**EXERCISE GOAL:** Without the pictures, set down every line of the data exactly.

----------

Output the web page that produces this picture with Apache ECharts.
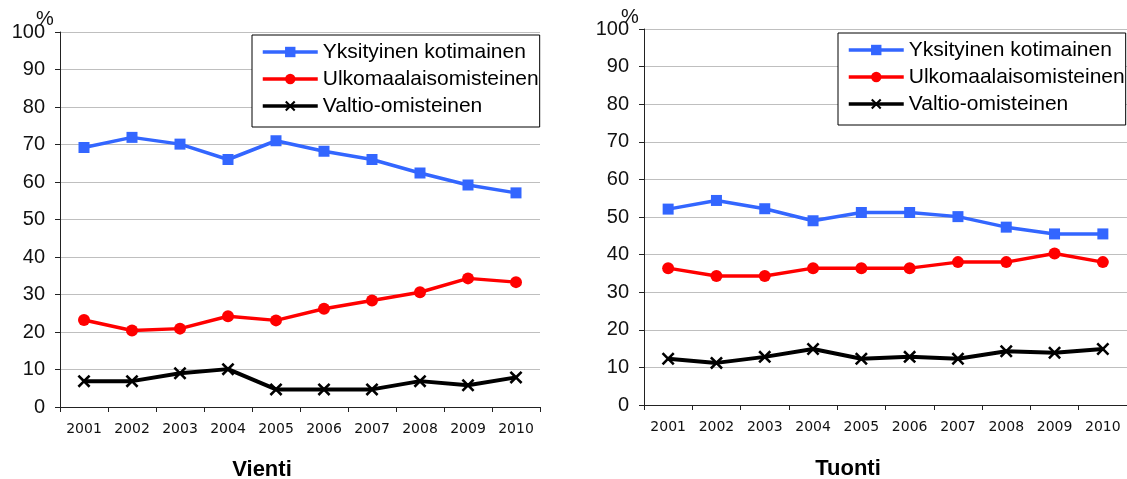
<!DOCTYPE html>
<html>
<head>
<meta charset="utf-8">
<script src="https://cdn.jsdelivr.net/npm/echarts@6/dist/echarts.min.js"></script>
<style>
html,body{margin:0;padding:0;background:#fff;}
#c{width:1127px;height:479px;}
</style>
</head>
<body>
<div id="c"></div>
<script>
var categories = ['2001','2002','2003','2004','2005','2006','2007','2008','2009','2010'];
var yTicks = [0,10,20,30,40,50,60,70,80,90,100];
var seriesNames = ['Yksityinen kotimainen','Ulkomaalaisomisteinen','Valtio-omisteinen'];
var chartTitles = ['Vienti','Tuonti'];
var unitLabel = '%';

var vientiYksityinen = [69.2, 71.9, 70.1, 66.0, 71.0, 68.2, 66.0, 62.4, 59.2, 57.1];
var vientiUlkomaalais = [23.2, 20.4, 20.9, 24.2, 23.1, 26.2, 28.4, 30.6, 34.3, 33.3];
var vientiValtio = [6.9, 6.9, 9.0, 10.1, 4.7, 4.7, 4.7, 6.9, 5.8, 7.9];

var tuontiYksityinen = [52.1, 54.4, 52.2, 49.0, 51.2, 51.2, 50.1, 47.3, 45.5, 45.5];
var tuontiUlkomaalais = [36.4, 34.3, 34.3, 36.4, 36.4, 36.4, 38.0, 38.0, 40.3, 38.0];
var tuontiValtio = [12.3, 11.2, 12.8, 14.9, 12.3, 12.8, 12.3, 14.3, 13.9, 14.9];

var BLUE = '#3366FF', RED = '#FF0000', BLACK = '#000000';
var CROSS = 'path://M0,1.4 L1.4,0 L5,3.6 L8.6,0 L10,1.4 L6.4,5 L10,8.6 L8.6,10 L5,6.4 L1.4,10 L0,8.6 L3.6,5 Z';

var chart = echarts.init(document.getElementById('c'), null, {renderer:'canvas'});

function xAx(gi){
  return {
    type:'category', gridIndex:gi, data:categories, boundaryGap:true,
    axisLine:{lineStyle:{color:'#222',width:1}},
    axisTick:{show:true,length:5,alignWithLabel:false,lineStyle:{color:'#222'}},
    axisLabel:{fontFamily:'DejaVu Sans',fontSize:14,color:'#111',margin:15,interval:0},
    splitLine:{show:false}
  };
}
function yAx(gi){
  return {
    type:'value', gridIndex:gi, min:0, max:100, interval:10,
    axisLine:{show:true,lineStyle:{color:'#222',width:1}},
    axisTick:{show:true,length:5,lineStyle:{color:'#222'}},
    axisLabel:{fontFamily:'Liberation Sans',fontSize:20,color:'#111',margin:15,
      formatter:function(v){return yTicks.indexOf(v)>=0?String(v):'';}},
    splitLine:{show:true,lineStyle:{color:'#BFBFBF',width:1}}
  };
}
function ser(name, data, gi, color, symbol, size, lw){
  return {
    name:name, type:'line', xAxisIndex:gi, yAxisIndex:gi, data:data,
    symbol:symbol, symbolSize:size, showAllSymbol:true,
    lineStyle:{color:color,width:lw},
    itemStyle:{color:color},
    emphasis:{disabled:true}, animation:false
  };
}
function leg(left, top){
  return {
    orient:'vertical', left:left, top:top, selectedMode:false,
    data:seriesNames,
    itemWidth:55, itemHeight:13, itemGap:3,
    padding:[5,1,9,9],
    borderColor:'#000', borderWidth:1, backgroundColor:'#fff',
    lineStyle:{width:3.5},
    textStyle:{fontFamily:'Liberation Sans',fontSize:21,color:'#000',lineHeight:24}
  };
}

var option = {
  animation:false,
  backgroundColor:'#fff',
  grid:[
    {left:60, top:32, width:480, height:375, containLabel:false},
    {left:644, top:29, width:483, height:376, containLabel:false}
  ],
  xAxis:[xAx(0), xAx(1)],
  yAxis:[yAx(0), yAx(1)],
  legend:[leg(252,35), leg(838,33)],
  series:[
    ser(seriesNames[0], vientiYksityinen, 0, BLUE, 'rect', 11, 3.5),
    ser(seriesNames[1], vientiUlkomaalais, 0, RED, 'circle', 12, 3.5),
    ser(seriesNames[2], vientiValtio, 0, BLACK, CROSS, 13, 4),
    ser(seriesNames[0], tuontiYksityinen, 1, BLUE, 'rect', 11, 3.5),
    ser(seriesNames[1], tuontiUlkomaalais, 1, RED, 'circle', 12, 3.5),
    ser(seriesNames[2], tuontiValtio, 1, BLACK, CROSS, 13, 4)
  ],
  graphic:[
    {type:'text', x:45, y:19, style:{text:unitLabel, font:'20px "Liberation Sans"', fill:'#111', align:'center', verticalAlign:'middle'}},
    {type:'text', x:630, y:17, style:{text:unitLabel, font:'20px "Liberation Sans"', fill:'#111', align:'center', verticalAlign:'middle'}},
    {type:'text', x:262, y:470, style:{text:chartTitles[0], font:'bold 22px "Liberation Sans"', fill:'#000', align:'center', verticalAlign:'middle'}},
    {type:'text', x:848, y:469, style:{text:chartTitles[1], font:'bold 22px "Liberation Sans"', fill:'#000', align:'center', verticalAlign:'middle'}}
  ]
};
chart.setOption(option);
</script>
</body>
</html>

----------

**REPLY:**
Output the web page that produces this picture with Apache ECharts.
<!DOCTYPE html>
<html>
<head>
<meta charset="utf-8">
<script src="https://cdn.jsdelivr.net/npm/echarts@6/dist/echarts.min.js"></script>
<style>
html,body{margin:0;padding:0;background:#fff;}
#c{width:1127px;height:479px;}
</style>
</head>
<body>
<div id="c"></div>
<script>
var categories = ['2001','2002','2003','2004','2005','2006','2007','2008','2009','2010'];
var yTicks = [0,10,20,30,40,50,60,70,80,90,100];
var seriesNames = ['Yksityinen kotimainen','Ulkomaalaisomisteinen','Valtio-omisteinen'];
var chartTitles = ['Vienti','Tuonti'];
var unitLabel = '%';

var vientiYksityinen = [69.2, 71.9, 70.1, 66.0, 71.0, 68.2, 66.0, 62.4, 59.2, 57.1];
var vientiUlkomaalais = [23.2, 20.4, 20.9, 24.2, 23.1, 26.2, 28.4, 30.6, 34.3, 33.3];
var vientiValtio = [6.9, 6.9, 9.0, 10.1, 4.7, 4.7, 4.7, 6.9, 5.8, 7.9];

var tuontiYksityinen = [52.1, 54.4, 52.2, 49.0, 51.2, 51.2, 50.1, 47.3, 45.5, 45.5];
var tuontiUlkomaalais = [36.4, 34.3, 34.3, 36.4, 36.4, 36.4, 38.0, 38.0, 40.3, 38.0];
var tuontiValtio = [12.3, 11.2, 12.8, 14.9, 12.3, 12.8, 12.3, 14.3, 13.9, 14.9];

var BLUE = '#3366FF', RED = '#FF0000', BLACK = '#000000';
var CROSS = 'path://M0,1.4 L1.4,0 L5,3.6 L8.6,0 L10,1.4 L6.4,5 L10,8.6 L8.6,10 L5,6.4 L1.4,10 L0,8.6 L3.6,5 Z';

var chart = echarts.init(document.getElementById('c'), null, {renderer:'canvas'});

function xAx(gi){
  return {
    type:'category', gridIndex:gi, data:categories, boundaryGap:true,
    axisLine:{lineStyle:{color:'#222',width:1}},
    axisTick:{show:true,length:5,alignWithLabel:false,lineStyle:{color:'#222'}},
    axisLabel:{fontFamily:'DejaVu Sans',fontSize:14,color:'#111',margin:15,interval:0},
    splitLine:{show:false}
  };
}
function yAx(gi){
  return {
    type:'value', gridIndex:gi, min:0, max:100, interval:10,
    axisLine:{show:true,lineStyle:{color:'#222',width:1}},
    axisTick:{show:true,length:5,lineStyle:{color:'#222'}},
    axisLabel:{fontFamily:'Liberation Sans',fontSize:20,color:'#111',margin:15,
      formatter:function(v){return yTicks.indexOf(v)>=0?String(v):'';}},
    splitLine:{show:true,lineStyle:{color:'#BFBFBF',width:1}}
  };
}
function ser(name, data, gi, color, symbol, size, lw){
  return {
    name:name, type:'line', xAxisIndex:gi, yAxisIndex:gi, data:data,
    symbol:symbol, symbolSize:size, showAllSymbol:true,
    lineStyle:{color:color,width:lw},
    itemStyle:{color:color},
    emphasis:{disabled:true}, animation:false
  };
}
function leg(left, top){
  return {
    orient:'vertical', left:left, top:top, selectedMode:false,
    data:seriesNames,
    itemWidth:55, itemHeight:13, itemGap:3,
    padding:[5,1,9,9],
    borderColor:'#000', borderWidth:1, backgroundColor:'#fff',
    lineStyle:{width:3.5},
    textStyle:{fontFamily:'Liberation Sans',fontSize:21,color:'#000',lineHeight:24}
  };
}

var option = {
  animation:false,
  backgroundColor:'#fff',
  grid:[
    {left:60, top:32, width:480, height:375, containLabel:false},
    {left:644, top:29, width:483, height:376, containLabel:false}
  ],
  xAxis:[xAx(0), xAx(1)],
  yAxis:[yAx(0), yAx(1)],
  legend:[leg(252,35), leg(838,33)],
  series:[
    ser(seriesNames[0], vientiYksityinen, 0, BLUE, 'rect', 11, 3.5),
    ser(seriesNames[1], vientiUlkomaalais, 0, RED, 'circle', 12, 3.5),
    ser(seriesNames[2], vientiValtio, 0, BLACK, CROSS, 13, 4),
    ser(seriesNames[0], tuontiYksityinen, 1, BLUE, 'rect', 11, 3.5),
    ser(seriesNames[1], tuontiUlkomaalais, 1, RED, 'circle', 12, 3.5),
    ser(seriesNames[2], tuontiValtio, 1, BLACK, CROSS, 13, 4)
  ],
  graphic:[
    {type:'text', x:45, y:19, style:{text:unitLabel, font:'20px "Liberation Sans"', fill:'#111', align:'center', verticalAlign:'middle'}},
    {type:'text', x:630, y:17, style:{text:unitLabel, font:'20px "Liberation Sans"', fill:'#111', align:'center', verticalAlign:'middle'}},
    {type:'text', x:262, y:470, style:{text:chartTitles[0], font:'bold 22px "Liberation Sans"', fill:'#000', align:'center', verticalAlign:'middle'}},
    {type:'text', x:848, y:469, style:{text:chartTitles[1], font:'bold 22px "Liberation Sans"', fill:'#000', align:'center', verticalAlign:'middle'}}
  ]
};
chart.setOption(option);
</script>
</body>
</html>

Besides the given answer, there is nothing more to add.